The Monument, conceived as one piece, consisted of 300 well-executed ink, graphite and mixed-medium drawings based on ancient sculptures found throughout Rome, plus some from the Baroque and Fascist eras. With breezy, ironic humor, the artist rendered the statues absurd, vulnerable and alive, while normally they are somber, impervious and inanimate. Here, he depicted a sculpture of Pluto abducting Persephone while wearing one ice skate; there, he covered a drawn marble figure with strips of colored tape. In one composition, he smudged the sculpture beyond recognition; in another, he drew an ancient colossal marble foot strapped onto a dolly. De Luca’s airy lines, fanciful imagination and deft use of materials bestowed upon the still, heavy historical artifacts a sense of movement. Covering three walls of the gallery (the fourth is a street window that the artist blocked with black adhesive paper), the drawings enveloped the viewer in a swirl of seemingly fleeting, fleeing statues.
De Luca imparted to his drawings the sense of physicality that, in his portrayals, he removed from the statues. He left all the works on paper unframed, and stood them on the floor leaning floppily against the wall, or hung them with only two nails each so that the bottoms lifted away from the wall. They were ethereal yet, paradoxically, substantial.

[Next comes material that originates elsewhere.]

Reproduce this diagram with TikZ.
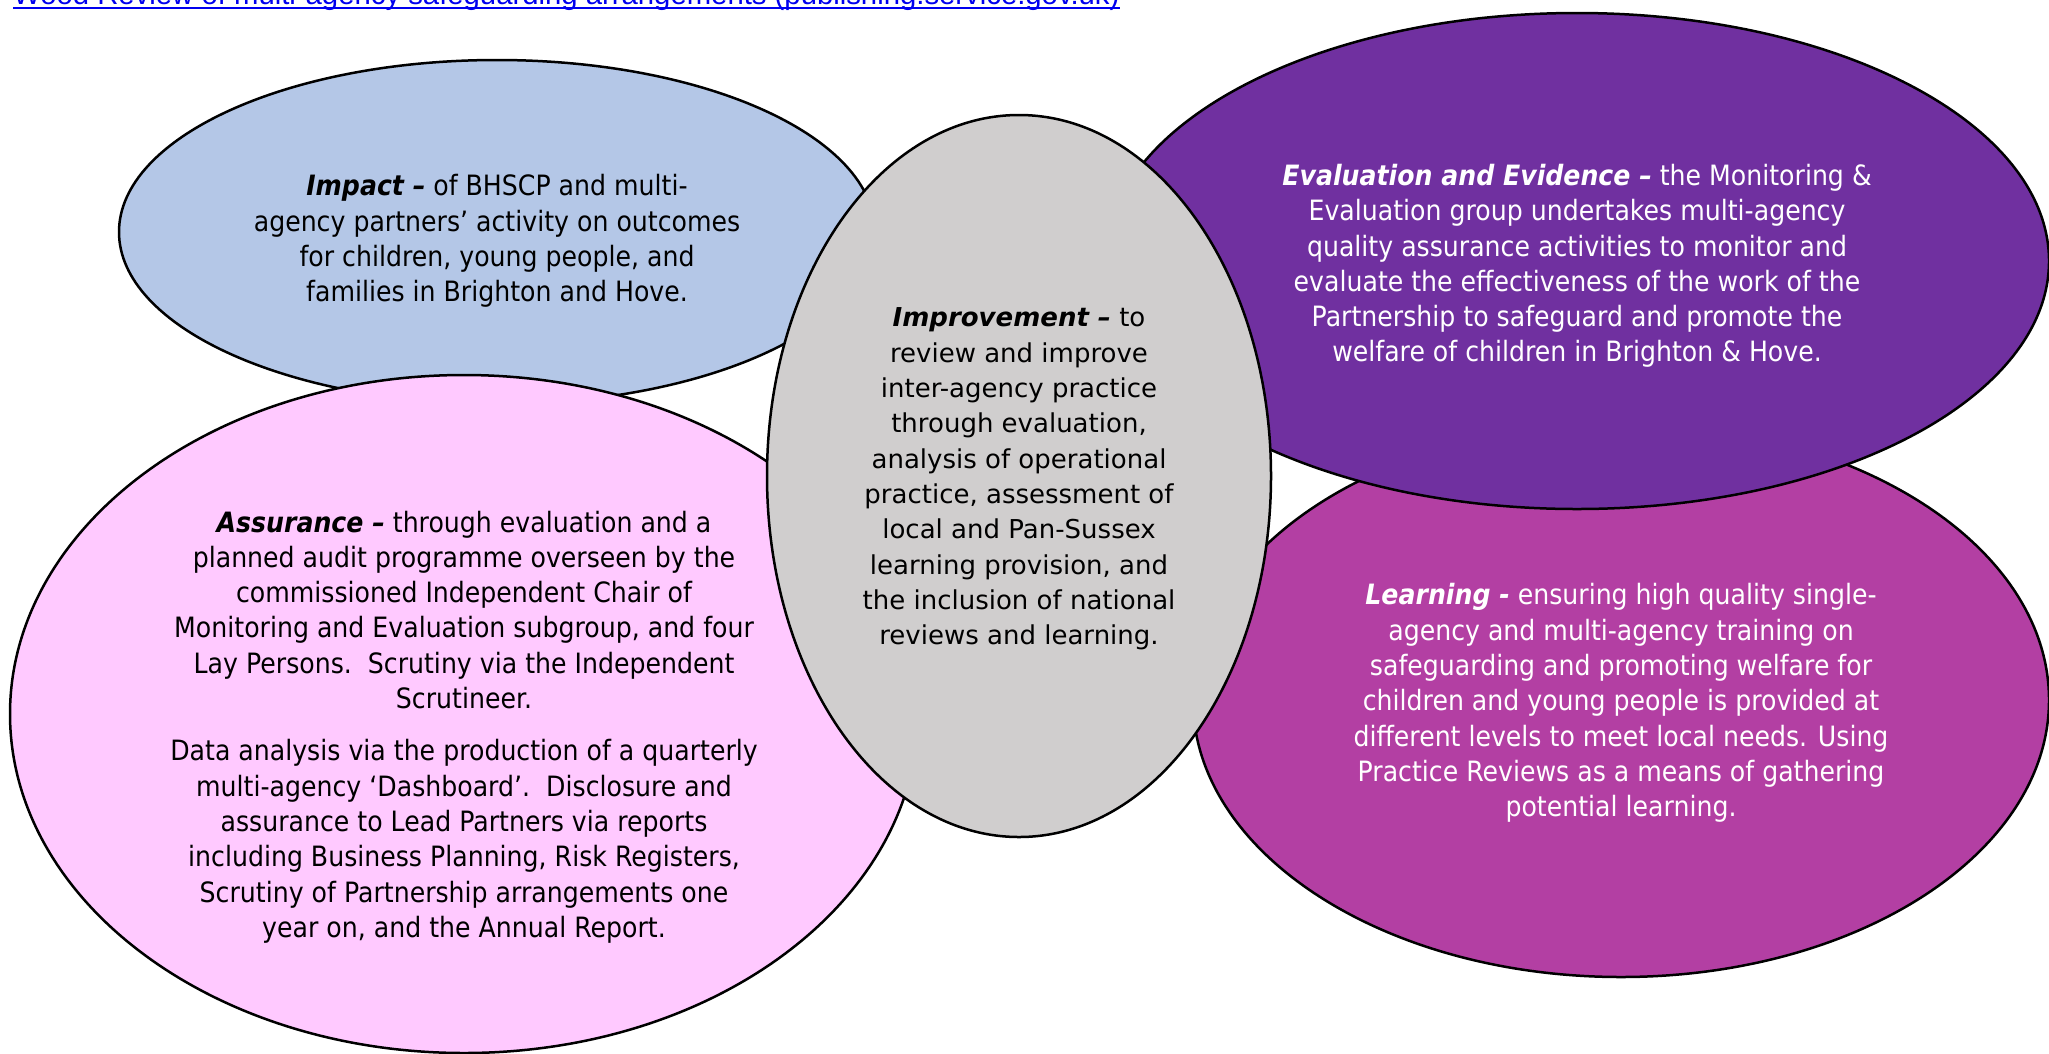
\documentclass[tikz,border=0pt]{standalone}
\usepackage{fontspec}
\usepackage{tikz}
\usetikzlibrary{shapes.geometric}
\newfontfamily\tahomafont[FakeStretch=0.9]{DejaVu Sans}
\newfontfamily\verdanafont{DejaVu Sans}
\newfontfamily\linkfont{Liberation Sans}
\definecolor{impactblue}{HTML}{B4C7E7}
\definecolor{assurancepink}{HTML}{FFC9FF}
\definecolor{improvegrey}{HTML}{D0CECE}
\definecolor{evidencepurple}{HTML}{7030A0}
\definecolor{learningmagenta}{HTML}{B33FA3}
\definecolor{linkblue}{HTML}{0000EE}
\newcommand{\lead}[1]{\textbf{\textit{#1}}}

\begin{document}
\begin{tikzpicture}[x=1pt, y=-1pt,
    bubble/.style={ellipse, draw, line width=2.5pt, inner sep=0pt},
    blurb/.style={inner sep=0pt, align=center, font=\tahomafont\fontsize{28pt}{35.3pt}\selectfont}]
    \useasboundingbox (0,0) rectangle (2049,1053);
    \clip (0,0) rectangle (2049,1053);
    \node[anchor=base west, inner sep=0pt, text=linkblue, font=\linkfont\fontsize{29.3pt}{34pt}\selectfont] (link) at (13,4)
        {Wood Review of multi-agency safeguarding arrangements (publishing.service.gov.uk)};
    \draw[linkblue, line width=2.5pt] ([yshift=-4pt]link.base west) -- ([yshift=-4pt]link.base east);

    \node[bubble, fill=impactblue, minimum width=756pt, minimum height=344pt] (impact) at (497,232) {};
    \node[blurb] (impacttext) at ([yshift=-9pt]impact.center)
        {\lead{Impact –} of BHSCP and multi-\\agency partners’ activity on outcomes\\for children, young people, and\\families in Brighton and Hove.};
    \node[bubble, fill=assurancepink, minimum width=908pt, minimum height=678pt] (assurance) at (464,714) {};
    \node[blurb] (assurancetext) at ([yshift=-13pt]assurance.center)
        {\lead{Assurance –} through evaluation and a\\planned audit programme overseen by the\\commissioned Independent Chair of\\Monitoring and Evaluation subgroup, and four\\Lay Persons.\ \ Scrutiny via the Independent\\Scrutineer.\\[17pt]
        Data analysis via the production of a quarterly\\multi-agency ‘Dashboard’.\ \ Disclosure and\\assurance to Lead Partners via reports\\including Business Planning, Risk Registers,\\Scrutiny of Partnership arrangements one\\year on, and the Annual Report.};
    \node[bubble, fill=learningmagenta, minimum width=856pt, minimum height=554pt] (learning) at (1621,700) {};
    \node[blurb, text=white] (learningtext) at ([yshift=-3pt]learning.center)
        {\lead{Learning -} ensuring high quality single-\\agency and multi-agency training on\\safeguarding and promoting welfare for\\children and young people is provided at\\different levels to meet local needs. Using\\Practice Reviews as a means of gathering\\potential learning.};
    \node[bubble, fill=evidencepurple, minimum width=944pt, minimum height=496pt] (evidence) at (1577,261) {};
    \node[blurb, text=white] (evidencetext) at ([yshift=-5pt]evidence.center)
        {\lead{Evaluation and Evidence –} the Monitoring \&\\Evaluation group undertakes multi-agency\\quality assurance activities to monitor and\\evaluate the effectiveness of the work of the\\Partnership to safeguard and promote the\\welfare of children in Brighton \& Hove.};
    \node[bubble, fill=improvegrey, minimum width=504pt, minimum height=722pt] (improvement) at (1019,476) {};
    \node[blurb, font=\verdanafont\fontsize{26pt}{35.3pt}\selectfont] (improvementtext) at ([yshift=-3pt]improvement.center)
        {\lead{Improvement –} to\\review and improve\\inter-agency practice\\through evaluation,\\analysis of operational\\practice, assessment of\\local and Pan-Sussex\\learning provision, and\\the inclusion of national\\reviews and learning.};
\end{tikzpicture}
\end{document}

Interplays such as this one, between solid sculpture and ephemeral drawing, and juxtapositions of apparent opposites, pervade De Luca’s work. In an earlier, two-part action, he had two Fascist-era statues of virile men—located in the dark recesses of cruising parks in two different cities—”meet” by holding up to each one a life-size drawing of the other. And in his 2011 performance Movement/Monument, a group of teenagers, with pieces of marble attached to the bottoms of their feet, hobbled along the route that World War II refugees of the bombed-out, working-class neighborhood of San Lorenzo traveled on their way to occupying the lavish Villa Torlonia, which had formerly been Mussolini’s private residence.
De Luca revisits fertile critical themes, mapping the body as it pushes up against materials and as it moves through real and metaphoric space. With The Monument, which is fresher and more mature than his previous work, De Luca showed that he is coming into his own.
Photo: View of Tomaso De Luca’s installation The Monument, 2012, including 300 mixed-medium drawings; at Monitor.